Derivation of normal equations for maximum likelihood and least squares

581 Views Asked by At

The question stems from the text Pattern Recognition and Machine Learning by Christopher Bishop, Chapter 3.1.1. To say my maths is rusty is an understatement so I would appreciate any nudge in the right direction regarding the below.
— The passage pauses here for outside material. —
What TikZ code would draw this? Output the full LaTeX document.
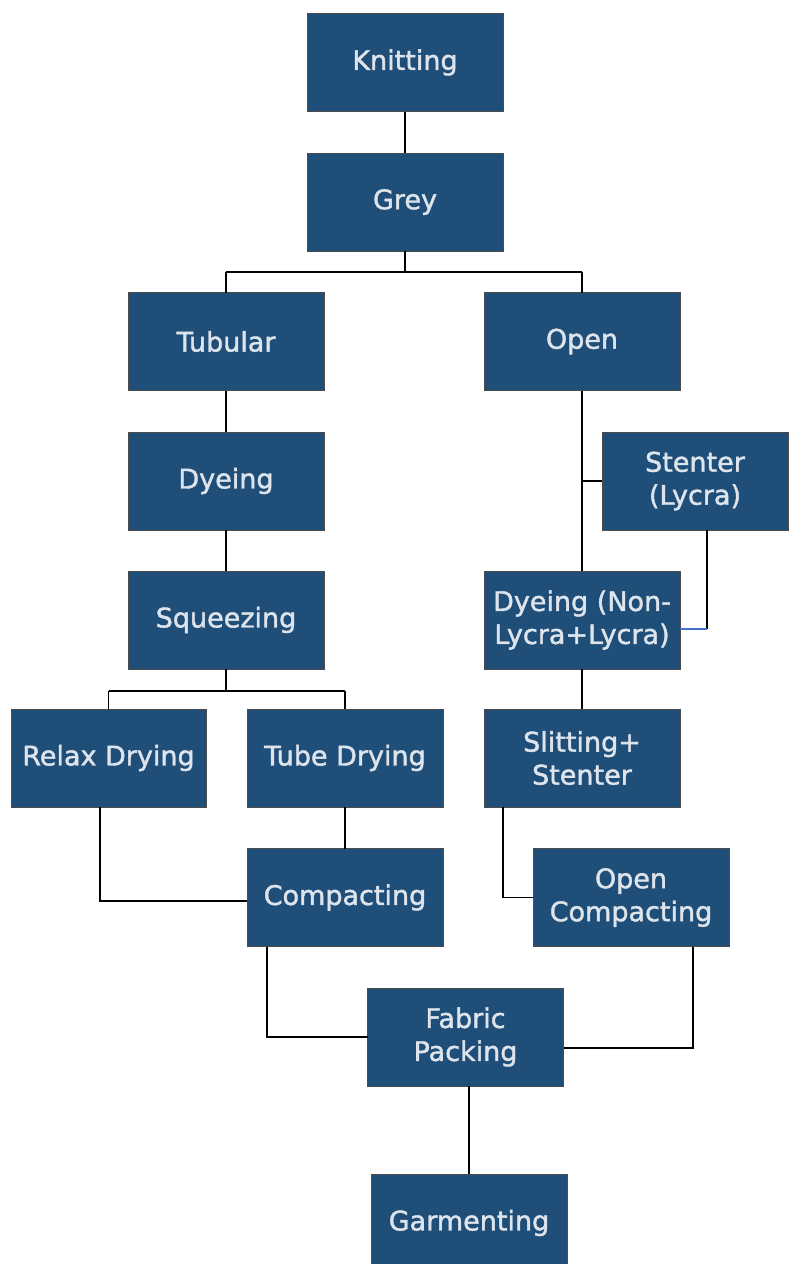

The logarithm of the likelihood functions of a standard univariate Gaussian is given below:

$$(1)\quad \frac{N}{2} \ln \beta - \frac{N}{2}\ln 2 \pi - \frac{\beta}{2}\sum_{n=1}^N\{t_n - \mathbf w^T \mathbf \phi(\mathbf x_n) \}^2$$

Taking the gradient(derivative) with respect to $\mathbf w$ and setting this equal to zero we get:

$$(2)\quad0 = \sum_{n=1}^N\{t_n - \mathbf w^T \mathbf \phi(\mathbf x_n) \}\phi(\mathbf x_n)^T $$

$$(3)\quad0 = \sum_{n=1}^Nt_n \phi(\mathbf x_n)^T - \mathbf w^T(\sum_{n=1}^N \mathbf \phi(\mathbf x_n) \phi(\mathbf x_n)^T)$$

Solving for $\mathbf w$ we get:

$$(4)\quad\mathbf w_{ML}=(\mathbf \Phi^T \mathbf \Phi)^{-1} \mathbf \Phi^T \mathbf {\mathtt t}$$

where

$$(5)\quad\mathbf \Phi = \phi_j(\mathbf x_n)$$

Now for the questions.

(a) In (2) when using the chain rule why do we get $\phi(\mathbf x_n)^T$ instead of $\phi(\mathbf x_n)?$

(b) Is the following valid to get from (3) to (4)? Continuing from (3)

$$\mathbf w^T(\sum_{n=1}^N \mathbf \phi(\mathbf x_n) \phi(\mathbf x_n)^T) = \sum_{n=1}^Nt_n \phi(\mathbf x_n)^T$$

$$[\mathbf w^T(\sum_{n=1}^N \mathbf \phi(\mathbf x_n) \phi(\mathbf x_n)^T)]^T = [\sum_{n=1}^Nt_n \phi(\mathbf x_n)^T]^T$$

$$\mathbf w_{ML}(\sum_{n=1}^N \mathbf \phi(\mathbf x_n) \phi(\mathbf x_n)^T) = \sum_{n=1}^N \phi(\mathbf x_n) t_n $$

Where $\sum_{n=1}^N \mathbf \phi(\mathbf x_n) \phi(\mathbf x_n)^T$ = $(\mathbf \Phi^T \mathbf \Phi)$ and $\sum_{n=1}^N \phi(\mathbf x_n) t_n = \mathbf \Phi^T \mathbf {\mathtt t}$

$$\mathbf w_{ML}(\mathbf \Phi^T \mathbf \Phi)(\mathbf \Phi^T \mathbf \Phi)^{-1}=(\mathbf \Phi^T \mathbf \Phi)^{-1} \mathbf \Phi^T \mathbf {\mathtt t}$$

$$(4)\quad\mathbf w_{ML}=(\mathbf \Phi^T \mathbf \Phi)^{-1} \mathbf \Phi^T \mathbf {\mathtt t}$$

If it is not valid can you please point out where.

1

There are 1 best solutions below

0
On BEST ANSWER

(a) no reason, really. Expressing the gradient as a row vector sets up for what is done in step 3, but you could also have is proportional to $\phi(x_n)$ and then write $(t_n-w^T\phi(x_n))^2 = (t_n-\phi(x_n)^Tw)^2$ and then multiply this scalar by the column vector $\phi(x_n)$ on the left.

(b) Yes, but in the third line $w_{ML}$ should be on the right of $\Phi^T\Phi.$ Also you should probably be explicit about which index is which here. $\Phi = \phi_j(x_n)$ seems to suggest the second index is $n$ but what you really have in this notation is $\Phi_{nj} = \phi_j(x_n).$